ASC 815 generally provides three criteria that, if met, require companies to bifurcate conversion options from their host instruments and account for them as free standing derivative financial instruments. These three criteria include circumstances in which (a) the economic characteristics and risks of the embedded derivative instrument are not clearly and closely related to the economic characteristics and risks of the host contract, (b) the hybrid instrument that embodies both the embedded derivative instrument and the host contract is not re-measured at fair value under otherwise applicable generally accepted accounting principles with changes in fair value reported in earnings as they occur and (c) a separate instrument with the same terms as the embedded derivative instrument would be considered a derivative instrument subject to the requirement of ASC 815. ASC 815 also provides an exception to this rule when the host instrument is deemed to be conventional, as described.


Fair value of Financial Instruments


Effective January 1, 2008, the Company adopted FASB ASC 820-Fair Value Measurements and Disclosures, or ASC 820, for assets and liabilities measured at fair value on a recurring basis. ASC 820 establishes a common definition for fair value to be applied to existing generally accepted accounting principles that require the use of fair value measurements established a framework for measuring fair value and expands disclosure about such fair value measurements. The adoption of ASC 820 did not have an impact the Company’s financial position or operating results, but did expand certain disclosures.

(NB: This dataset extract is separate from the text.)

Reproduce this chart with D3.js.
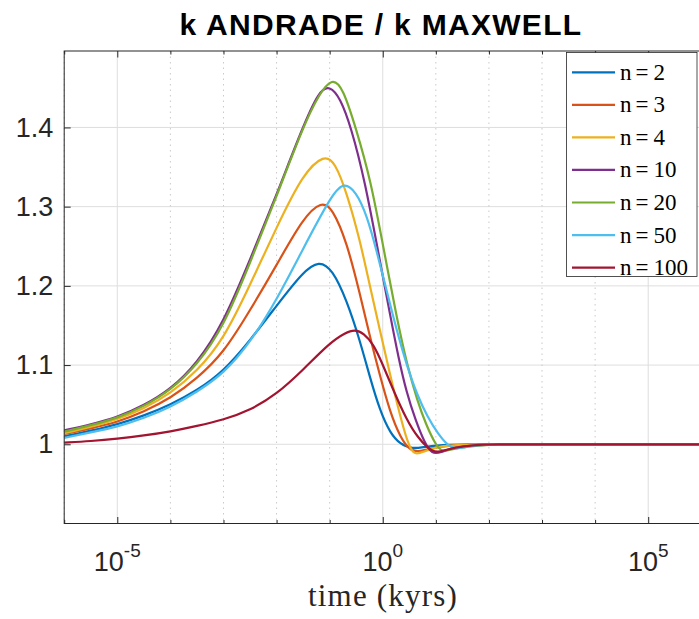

ASC 820 defines fair value as the price that would be received to sell an asset or paid to transfer liability in an orderly transaction between market participants at the measurement date. Additionally, ASC 820 requires the use of valuation techniques that maximize the use of observable inputs and minimize the use of unobservable inputs. These inputs are prioritized below:


Level 1: Observable inputs such as quoted market prices in active markets for identical assets or liabilities


Level 2: Observable market-based inputs or unobservable inputs that are corroborated by market date


Level 3: Unobservable inputs for which there is little or no market data, which require the use of the reporting entity’s own assumptions.


The company did not have any Level 2 or Level 3 assets or liabilities as of December 31, 2016, with the exception of its convertible notes payable and derivative liability. The carrying amounts of these liabilities at December 31, 2016 approximate their respective fair value based on the Company’s incremental borrowing rate.


Cash is considered to be highly liquid and easily tradable as of December 31, 2016 and therefore classified as Level 1 within our fair value hierarchy.



F-10




In addition, FASB ASC 825-10-25 Fair Value Option, or ASC 825-10-25, was effective for January 1, 2008. ASC 825-10-25 expands opportunities to use fair value measurements in financial reporting and permits entities to choose to measure many financial instruments and certain other items at fair value. The Company did not elect the fair value options for any of its qualifying financial instruments.


Convertible Instruments


The Company evaluates and accounts for conversion options embedded in its convertible instruments in accordance with professional standards for “Accounting for Derivative Instruments and Hedging Activities”.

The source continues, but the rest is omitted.